Timer emissions include tenantId to preserve scoping on wakeup.
- Observability:
Logs/metrics/traces annotate
tenantId for correlation;
High-Level Workflows
Why document workflows at problem-space level:
- Define business process independent of technical implementation
- Validate that solution architecture maps back to business needs
- Identify missing use cases or edge conditions early
Core Workflows:
- Submission
- A tenant submits a Service Call with
name, requestSpec, dueAt, and optional tags
- Orchestration validates, persists
Scheduled state in the domain DB, and emits domain events after commit
- Why validation first: Fail fast before persisting invalid data (saves storage, prevents orphaned timers)

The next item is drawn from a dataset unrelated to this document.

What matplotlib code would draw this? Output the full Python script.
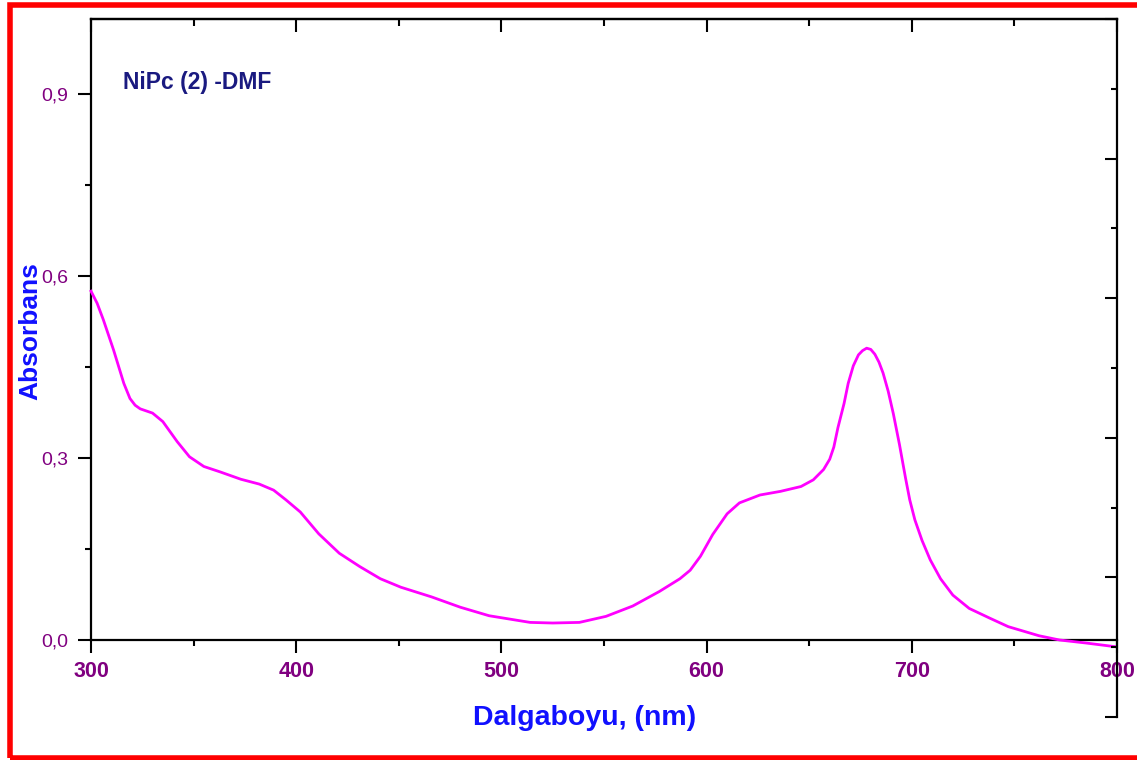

- Why events after commit: Outbox pattern prevents dual-write problem (see ADR-0008)
- Scheduling
- Orchestration ensures a timer exists for
dueAt (or starts immediately when dueAt <= now)
- Why separate Timer module: Decouples time-tracking from business logic (testability, maintainability)
- Why immediate execution: If already past due time, no reason to wait (UX optimization)
- Becoming Due
- At/after
dueAt, the Service Call becomes eligible to start; Timer emits a due signal; Orchestration decides to start
- Why Timer “signals” vs “executes”: Timer doesn’t make business decisions, only reports time passage
- Why Orchestration decides: Guards against duplicate firing, validates state transition (Scheduled → Running)
- Execution
- Exactly one attempt is performed, producing either success (response metadata) or failure (error metadata)
- Orchestration is the single writer for
Running and terminal states
- Why single writer: Prevents race conditions in state transitions (correctness guarantee)
- Why capture metadata: Enables debugging, latency analysis, and outcome auditing
- Observation
- The tenant can list and filter calls by status, tags, and date; API serves queries directly from the domain DB with proper indexes
- Why direct DB queries: Simpler than CQRS projections for MVP (acceptable read latency)
- Why filter by status/tags: Common UX patterns (show pending, show failed, etc.)
Business State Diagram (Problem-Space)
stateDiagram-v2
[*] --> Scheduled: Submission recorded
Scheduled --> Running: Becomes due and starts
Running --> Succeeded: Attempt outcome (success)
Running --> Failed: Attempt outcome (failure)
Succeeded --> [*]
Failed --> [*]
Quality Attributes
- Correctness: one attempt; legal transitions only; Orchestration is the only writer.
- Observability: state transitions produce domain events published after DB commit (via outbox); correlation IDs propagate across messages.
- Evolvability: protocol-agnostic value objects; IO behind ports; broker-first without ES/CQRS.
Out-of-Scope (MVP)
- Retries/backoff, cancellation, editing requests, CRON-like schedules, authentication/egress policy.
Implementation Notes (Non-normative)
- Idempotency: API computes
serviceCallId deterministically from (tenantId, idempotencyKey); Orchestration enforces uniqueness on (tenantId, serviceCallId).
- Due-time guard: Orchestration checks
dueAt <= now when starting; Timer may deliver duplicates; transitions are conditional (e.g., only Scheduled → Running).
- Privacy: bodies/headers are redacted/truncated before persistence and when included in events.